Le numérique a décisivement contribué à la démocratisation du cinéma et a permis de jeunes cinéastes de faire leurs premiers pas dans la profession. Des films comme La citerne de Lassaad Oueslati, L'automne de Aleeddine Slim, et Ayan ken de Ridha Tlili auraient pu difficilement voir le jour il y a quelques années. Réalisés par de parfaits inconnus fraichement diplômés de l'Isamm avec très peu de moyens autoproduits pour les deux derniers par "Exit productions", tournés en numérique entre copains, ces films sont représentatifs des nouvelles possibilités qu'offre cette technologie pour de jeunes réalisateurs. Ce support est aussi synonyme de liberté et de fraîcheur dans un paysage cinématographique plutôt dévasté où les lendemains s'annoncent sombres. La modicité des moyens, l'affranchissement de l'autorité de tutelle et du diktat d'un producteur constituent l'occasion idoine pour des expérimentations formelles et une audace thématique salutaires pour un cinéma en hibernation depuis quelques années déjà.

Parallèlement à cette floraison de premiers courts de jeunes diplômés d'écoles de cinéma et à l'initiative du producteur Brahim Ltaief, "Dix courts dix regards" a vu le jour en 2006 avec le succès qu'on lui a connu (présence à Cannes lors de la journée de la Tunisie). Le concept est à la fois simple et original pour la Tunisie : réaliser dix courts métrages tournés selon un cahier de charge identique pour les dix jeunes réalisateurs sélectionnés sur scénario et "coachés" par des professionnels confirmés. Du côté des films subventionnés par le ministère, il y a lieu de se réjouir que l'aide à la production a rendu possible l'émergence de cinéastes tels que Mourad Ben Cheikh, Anis Lassoued (dont le court a été primé dans plusieurs festivals internationaux), ou encore Sami el Haj dont La fausse copie est un petit joyau d'intelligence et de cinéma.Cette diversité et cette richesse sont autant de signes d'un renouvellement de générations en cours dans le champ cinématographique. La qualité de certains de ces courts-métrages met en lumière une exigence esthétique et de vraies personnalités de cinéastes qu'il faut encourager et savoir préserver. Une des conditions réside dans le fait de trouver des débouchés à ces courts métrages pour les sortir de l'anonymat auquel ils sont confinés. En dehors des quelques films qui ont la chance d'être sélectionnés dans des festivals à l'étranger, la seule opportunité pour un court-métrage de rencontrer un public est constituée par les JCC. C'est en ce sens que l'on ne peut que saluer l'initiative d'une des salles de la place de proposer au public tunisois un programme de courts métrages. Cette sortie se justifie d'autant plus aujourd'hui qu'une demande existe pour les formes courtes, les programmes proposés les deux dernières années durant le festival de la Médina ont en effet connu un franc succès et les nuits du court organisées par l'ATPCC ont fait salle comble en 2004 et 2005.

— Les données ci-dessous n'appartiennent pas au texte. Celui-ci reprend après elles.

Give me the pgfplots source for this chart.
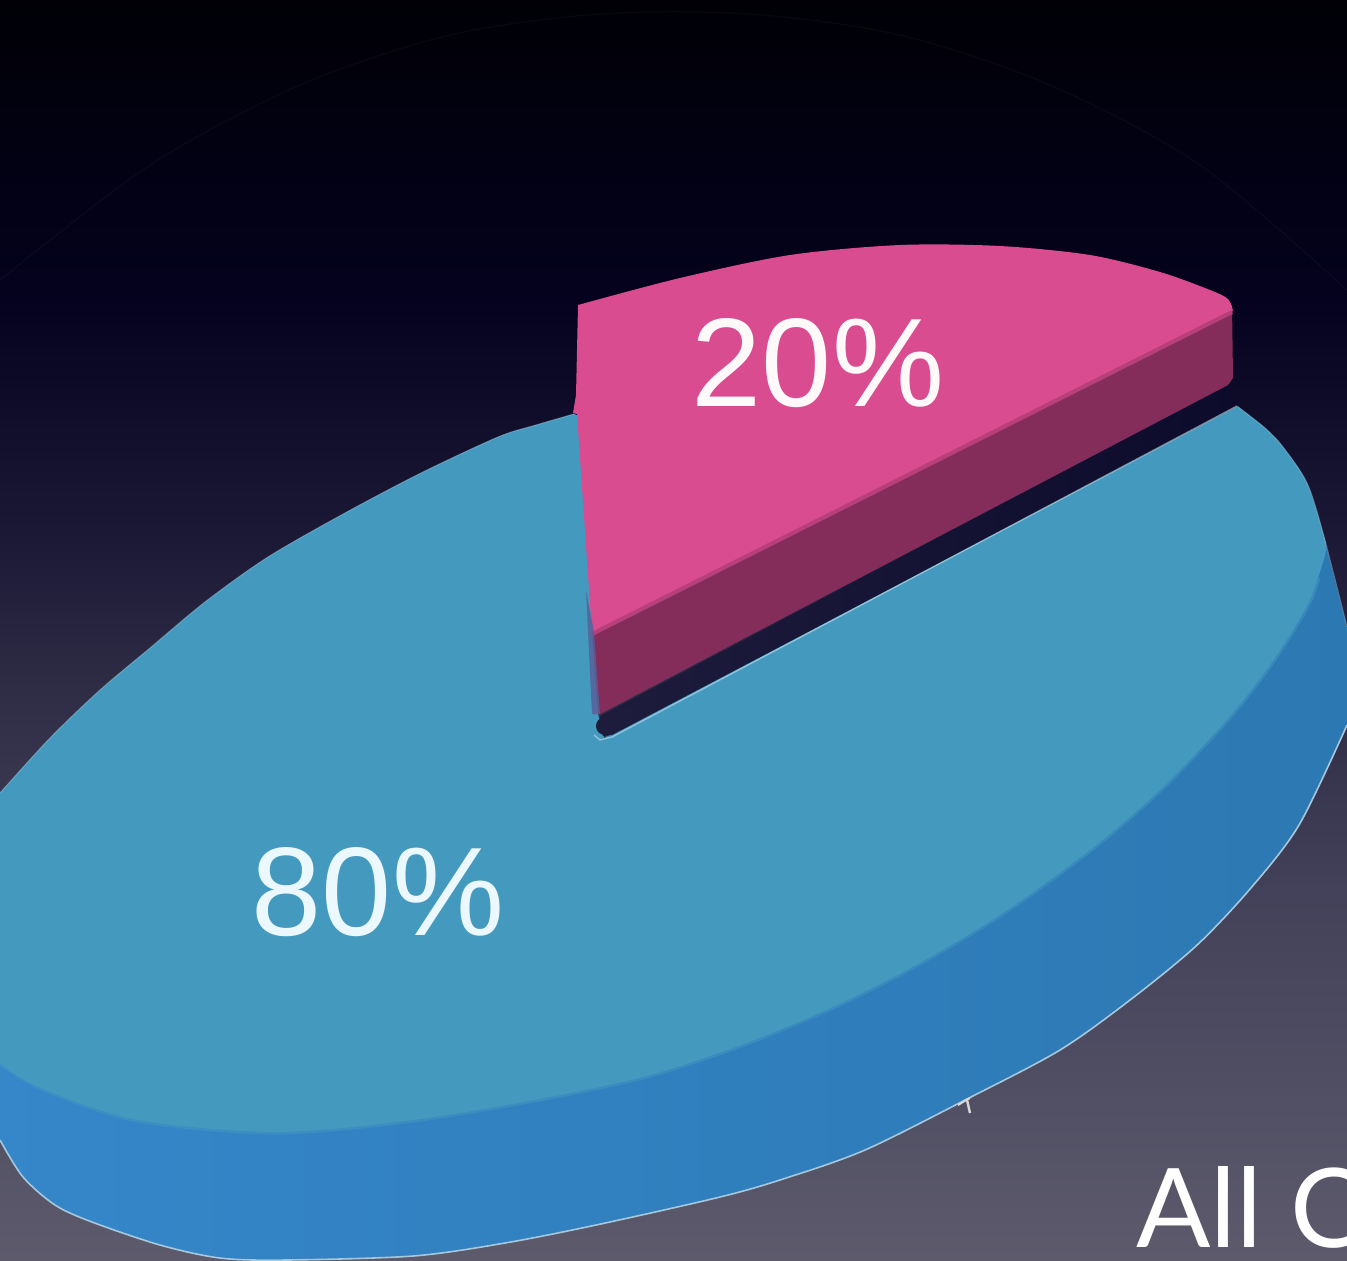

La télévision tunisienne à travers une politique d'acquisition et de diffusion de courts pourrait apporter sa contribution en rendant accessibles ces films pour le grand public.
Espérons que ces frémissements constitueront les prémisses d'une réhabilitation du court-métrage. Il y va de l'intérêt de toutes les parties prenantes dans la profession. Le devenir du cinéma tunisien se dessine déjà dans ces petits films (par leur durée).